“Não me deixe só, eu tenho medo do escuro. Eu tenho medo do inseguro, dos fantasmas da minha voz...
Não me deixe só, que eu saio na capoeira. Sou perigosa, sou macumbeira...”
(Não me deixe só, Vanessa da Mata)
Intriga-me a linha tênue entre o amor e o ódio, as paixões que se convertem em irrecuperáveis decepções e em guerras declaradas ou veladas. Na busca por compreendê-la, a leitura do livro “A Caixa Preta” - do israelense Amós Oz - teve fundamental importância.
Nele, o autor compara os escombros de um relacionamento falido a um acidente aéreo, e vai à busca da “caixa preta” reveladora dos fatos que ocasionaram esta fatalidade, mostrando a mudança de cor destas emoções ao longo do caminho.
Mas, na vida real, estas variações não se restringem às relações entre duas pessoas, também ocorrem entre o Estado e as empresas a ele vinculadas por contrato, em um casamento que deveria acabar ou se renovar de tempos em tempos.

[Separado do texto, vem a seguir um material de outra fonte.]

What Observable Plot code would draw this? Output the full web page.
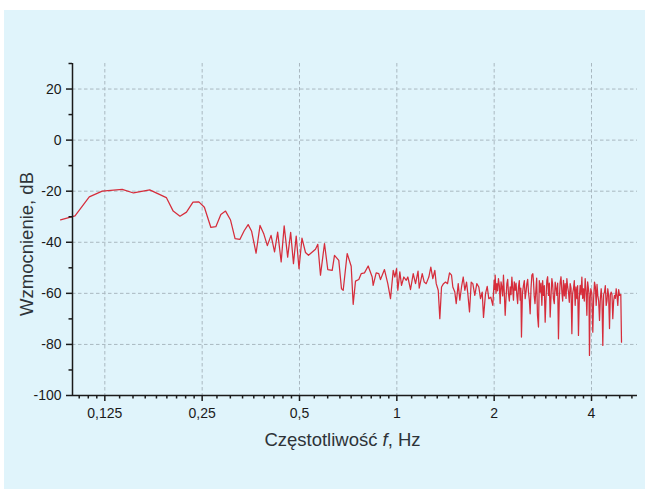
<!DOCTYPE html>
<html>
<head>
<meta charset="utf-8">
<script src="https://cdn.jsdelivr.net/npm/d3@7"></script>
<script src="https://cdn.jsdelivr.net/npm/@observablehq/plot@0.6"></script>
<style>
  html, body { margin: 0; padding: 0; background: #ffffff; }
  #chart { position: absolute; left: 4px; top: 10px; width: 641px; height: 479px; background: #e0f4fb; }
  #chart svg { display: block; background: transparent; }
</style>
</head>
<body>
<div id="chart"></div>
<script>
// ---- data ----
const freq = [0.0912,0.1011,0.1119,0.1227,0.1415,0.1533,0.1721,0.1937,0.2034,0.2135,0.2236,0.2342,0.2442,0.2540,0.2660,0.2756,0.2856,0.2953,0.3060,0.3160,0.3270,0.3372,0.3469,0.3556,0.3670,0.3775,0.3879,0.3977,0.4083,0.4186,0.4280,0.4388,0.4483,0.4596,0.4695,0.4790,0.4884,0.4982,0.5089,0.5218,0.5331,0.5466,0.5603,0.5696,0.5806,0.5974,0.6116,0.6311,0.6415,0.6614,0.6743,0.6825,0.7022,0.7225,0.7328,0.7450,0.7627,0.7758,0.7942,0.8154,0.8390,0.8449,0.8632,0.8794,0.8901,0.9157,0.9377,0.9559,0.9747,0.9859,0.9979,1.0071,1.0216,1.0340,1.0511,1.0692,1.0815,1.1024,1.1238,1.1424,1.1630,1.1729,1.1982,1.2154,1.2328,1.2558,1.2738,1.2921,1.3106,1.3238,1.3428,1.3582,1.3747,1.3944,1.4145,1.4347,1.4553,1.4762,1.4899,1.5113,1.5264,1.5483,1.5661,1.5852,1.6045,1.6229,1.6427,1.6579,1.6779,1.6984,1.7178,1.7424,1.7674,1.7927,1.8146,1.8366,1.8537,1.8803,1.9032,1.9250,1.9527,1.9807,2.0000,2.0143,2.0388,2.0620,2.0872,2.1126,2.1368,2.1630,2.1894,2.2144,2.2414,2.2687,2.2947,2.3226,2.3509,2.3778,2.4068,2.4291,2.4640,2.4939,2.5244,2.5532,2.5843,2.6158,2.6345,2.6591,2.6914,2.7223,2.7418,2.7751,2.8089,2.8410,2.8757,2.9106,2.9440,2.9798,3.0162,3.0507,3.0879,3.1256,3.1613,3.1999,3.2388,3.2760,3.3158,3.3562,3.3946,3.4361,3.4780,3.5178,3.5605,3.6040,3.6452,3.6897,3.7347,3.7774,3.8235,3.8700,3.9145,3.9423,3.9814,4.0370,4.0862,4.1360,4.1833,4.2344,4.2858,4.3350,4.3877,4.4412,4.4920,4.5468,4.6022,4.6548,4.7116,4.7689,4.8236,4.8822,4.9277,4.9524];
const gain = [-31.2,-29.7,-22.2,-20.0,-19.3,-20.7,-19.5,-22.5,-27.8,-29.8,-28.2,-24.3,-24.2,-26.3,-34.2,-33.9,-29.1,-27.8,-31.3,-38.6,-38.9,-35.5,-33.1,-35.7,-44.3,-33.4,-36.8,-41.3,-37.3,-43.8,-36.0,-47.7,-33.6,-45.8,-36.1,-48.4,-37.6,-50.3,-38.4,-44.0,-45.1,-43.9,-42.7,-40.8,-52.9,-40.5,-50.7,-51.0,-45.1,-47.1,-58.2,-58.8,-44.4,-49.4,-64.3,-55.2,-54.6,-52.3,-52.0,-49.3,-53.6,-56.9,-52.0,-52.3,-54.6,-50.7,-56.2,-62.1,-51.0,-53.6,-50.3,-58.8,-51.6,-56.9,-53.6,-54.9,-53.6,-58.5,-52.3,-56.2,-51.3,-58.0,-52.3,-55.6,-56.2,-53.6,-49.7,-54.2,-51.0,-56.2,-58.8,-69.9,-57.5,-56.2,-55.6,-56.2,-52.0,-52.9,-57.5,-59.5,-64.0,-56.2,-62.7,-57.5,-53.6,-58.8,-55.6,-60.1,-67.3,-55.6,-56.2,-60.8,-56.2,-57.5,-62.1,-59.5,-69.4,-60.1,-57.3,-62.1,-61.5,-64.7,-54.9,-52.9,-56.2,-54.2,-64.0,-57.5,-52.9,-68.6,-56.2,-60.1,-57.5,-53.6,-62.7,-58.8,-60.8,-57.5,-62.7,-77.1,-56.9,-62.1,-56.2,-59.5,-68.0,-52.9,-52.3,-60.8,-58.8,-68.6,-73.2,-59.5,-64.7,-60.8,-71.3,-54.9,-60.8,-69.3,-54.2,-62.1,-55.6,-60.8,-77.8,-55.6,-59.5,-54.9,-56.2,-54.2,-59.5,-56.2,-75.8,-58.2,-64.7,-62.1,-76.5,-56.9,-53.6,-58.2,-54.2,-68.6,-58.2,-84.3,-58.2,-75.2,-55.6,-64.7,-60.8,-70.6,-58.2,-80.4,-59.5,-64.7,-58.2,-73.8,-59.5,-69.9,-60.8,-58.2,-64.7,-60.8,-60.4,-79.1];
// extra samples read in the dense band above 2 Hz
const freqDense = [2.007,2.026,2.050,2.075,2.100,2.125,2.150,2.176,2.202,2.228,2.255,2.282,2.308,2.337,2.364,2.392,2.418,2.446,2.479,2.509,2.539,2.569,2.600,2.647,2.675,2.707,2.758,2.792,2.825,2.858,2.893,2.927,2.962,2.998,3.033,3.069,3.107,3.143,3.180,3.219,3.257,3.296,3.336,3.375,3.415,3.457,3.498,3.539,3.582,3.624,3.667,3.712,3.756,3.800,3.847,3.892,3.928,3.962,4.009,4.061,4.111,4.160,4.209,4.260,4.310,4.361,4.414,4.466,4.519,4.574,4.628,4.683,4.740,4.796,4.853];
const gainDense = [-58.5,-60.0,-59.0,-57.0,-55.5,-61.0,-60.0,-62.0,-54.5,-63.0,-60.5,-58.0,-55.5,-56.0,-64.0,-55.0,-58.0,-60.0,-55.0,-59.5,-54.5,-62.5,-58.0,-55.5,-64.0,-54.0,-55.0,-56.0,-55.0,-57.0,-62.0,-53.5,-56.0,-61.0,-56.5,-64.0,-58.0,-56.0,-62.0,-53.5,-63.0,-61.0,-62.0,-57.5,-63.5,-58.0,-60.0,-55.0,-57.5,-57.0,-62.0,-60.5,-62.0,-63.0,-59.0,-55.5,-60.0,-62.0,-60.0,-62.0,-57.5,-56.5,-63.0,-62.0,-63.0,-60.5,-57.0,-63.0,-61.0,-60.5,-60.5,-63.0,-62.0,-61.0,-58.5];

const xTicks = [0.125, 0.25, 0.5, 1, 2, 4];
const xTickLabels = ["0,125", "0,25", "0,5", "1", "2", "4"];
const yTicks = [-100, -80, -60, -40, -20, 0, 20];
const yTickLabels = ["-100", "-80", "-60", "-40", "-20", "0", "20"];
const yMinorTicks = [-90, -70, -50, -30, -10, 10, 30];
const xDomain = [0.0993, 5.55];
const yDomain = [-100, 30];
const xTitle = "Częstotliwość f, Hz";
const yTitle = "Wzmocnienie, dB";

// ---- build ----
const data = [];
for (let i = 0; i < Math.min(freq.length, gain.length); i++) data.push({f: freq[i], g: gain[i]});
for (let i = 0; i < Math.min(freqDense.length, gainDense.length); i++) data.push({f: freqDense[i], g: gainDense[i]});
data.sort((a, b) => a.f - b.f);

// minor x ticks: 8 linear subdivisions per octave
const octaveStarts = [0.0625, 0.125, 0.25, 0.5, 1, 2, 4];
const xMinorTicks = [];
for (const m of octaveStarts) for (let k = 1; k <= 8; k++) {
  const v = m + k * m / 9;
  if (v >= xDomain[0] && v <= xDomain[1]) xMinorTicks.push(v);
}
const xLab = new Map(xTicks.map((t, i) => [t, xTickLabels[i]]));
const yLab = new Map(yTicks.map((t, i) => [t, yTickLabels[i]]));

const gridStyle = {stroke: "#a9b8c0", strokeOpacity: 1, strokeWidth: 1, strokeDasharray: "3.5,2.5"};
const axisColor = "#1a1a1a";

const chart = Plot.plot({
  width: 641,
  height: 479,
  marginLeft: 68,
  marginRight: 8,
  marginTop: 53,
  marginBottom: 94,
  style: {fontFamily: "'Liberation Sans', Arial, sans-serif", background: "transparent", color: axisColor, overflow: "visible"},
  x: {type: "log", domain: xDomain},
  y: {domain: yDomain},
  marks: [
    Plot.ruleX(xTicks, gridStyle),
    Plot.ruleY(yTicks.filter(t => t > yDomain[0]), gridStyle),
    Plot.line(data, {x: "f", y: "g", stroke: "#d62d3b", strokeWidth: 1.25, strokeLinejoin: "round"}),
    Plot.ruleY([yDomain[0]], {stroke: axisColor, strokeWidth: 1.5}),
    Plot.ruleX([xDomain[0]], {stroke: axisColor, strokeWidth: 1.5}),
    Plot.axisX(xTicks, {tickSize: 6, tickPadding: 7, tickFormat: d => xLab.get(d), fontSize: 14, stroke: axisColor, strokeWidth: 1.5, fill: axisColor, label: null}),
    Plot.axisX(xMinorTicks, {tickSize: 3.5, tickFormat: () => "", stroke: axisColor, strokeWidth: 1.5, label: null}),
    Plot.axisY(yTicks, {tickSize: 6, tickPadding: 5, tickFormat: d => yLab.get(d), fontSize: 14, stroke: axisColor, strokeWidth: 1.5, fill: axisColor, label: null}),
    Plot.axisY(yMinorTicks, {tickSize: 3.5, tickFormat: () => "", stroke: axisColor, strokeWidth: 1.5, label: null}),
    Plot.text([xTitle], {frameAnchor: "bottom", dy: 45, dx: -12.5, lineAnchor: "middle", textAnchor: "middle", fontSize: 18.5, fill: "#2e3338", className: "xtitle"}),
    Plot.text([yTitle], {frameAnchor: "left", rotate: -90, dx: -45, dy: 14.5, lineAnchor: "middle", textAnchor: "middle", fontSize: 18.5, fill: "#2e3338"})
  ]
});
document.getElementById("chart").appendChild(chart);

// italic "f" in the x title
const xt = chart.querySelector(".xtitle text");
if (xt) {
  const parts = xTitle.split(" f,");
  xt.textContent = "";
  const ns = "http://www.w3.org/2000/svg";
  const a = document.createElementNS(ns, "tspan"); a.textContent = parts[0] + " ";
  const b = document.createElementNS(ns, "tspan"); b.textContent = "f"; b.setAttribute("font-style", "italic");
  const c = document.createElementNS(ns, "tspan"); c.textContent = "," + parts[1];
  xt.append(a, b, c);
}
</script>
</body>
</html>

Em teoria, pois em algumas áreas o enlace Estado-empresa privada parece ser eterno, até que a morte os separe, como é o caso das longas relações com empreiteiras.
Aí fica mais difícil deixar que cada um siga o seu rumo, sempre tocando fundo o eco do último pedido: “não me deixe só...”. Com todos os fantasmas reais e imaginários que possam vir à tona com o fim da relação.
Inegavelmente, a Petrobras e as empreiteiras envolvidas na operação lava jato estabeleceram uma relação sobre bases insustentáveis – independentemente da apuração em curso quanto às responsabilidades e se efetivamente crimes foram cometidos. Pois, este affair teve como frutos situações pouco transparentes e recheadas de suspeitas, inadmissíveis na Administração Pública.
Atingido este ponto, não há outra coisa a fazer, senão trazer à luz todas as informações deste convívio de longos anos, o que só pode ser feito por alguém que não tenha tomado parte nesta relação.
No nosso Ordenamento Jurídico, esta função compete essencialmente ao controle externo, exercido destacadamente pela Polícia, Ministério Público, Poder Judiciário e Tribunais de Contas. À evidência, o controle interno também tem o seu espaço, muito mais voltado para prevenir riscos e possibilitar a correção de irregularidades pela própria Administração.
E eis que, após anos sem efetiva apuração do que ocorria na Petrobras, presumivelmente por falta de conhecimento dos fatos, quando eles veem à superfície por atuação do controle externo e a caixa preta começa a ser aberta, o controle interno aparentemente se apressa para fazer leniência – no espírito da Lei Anticorrupção, Lei 12.846/13, ser menos rigoroso com quem colabora com a investigação.
Ou seja, a própria Administração Pública quer tentar salvar uma relação que já está falida e de quebra corre o risco de atrapalhar a revelação de alguns segredos de alcova, os quais hão de ser públicos quando falamos de dinheiro público.
Em boa hora, o Ministério Público de Contas atuante no TCU atravessou este novo cortejo entre os antigos amantes, com seu pedido cautelar contraposto a estes específicos acordos de leniência, pensados após a crise já estar em praça pública.
Sem dúvida, neste caso concreto, em que os fatos estão com investigações avançadas pela Polícia Federal e pelo Ministério Público Federal - muitas já judicializadas inclusive -, com baixíssima possibilidade de serem trazidas provas novas e diminutas perspectivas de preservação do Erário, não só os objetivos da Lei Anticorrupção não serão alcançados por acordos de leniência firmados com o próprio Poder executivo; mas também, para a opinião pública, será eternamente questionável a imparcialidade daqueles que por tantos anos viveram felizes...
Quase para sempre! Mas que foi eterno enquanto durou, foi!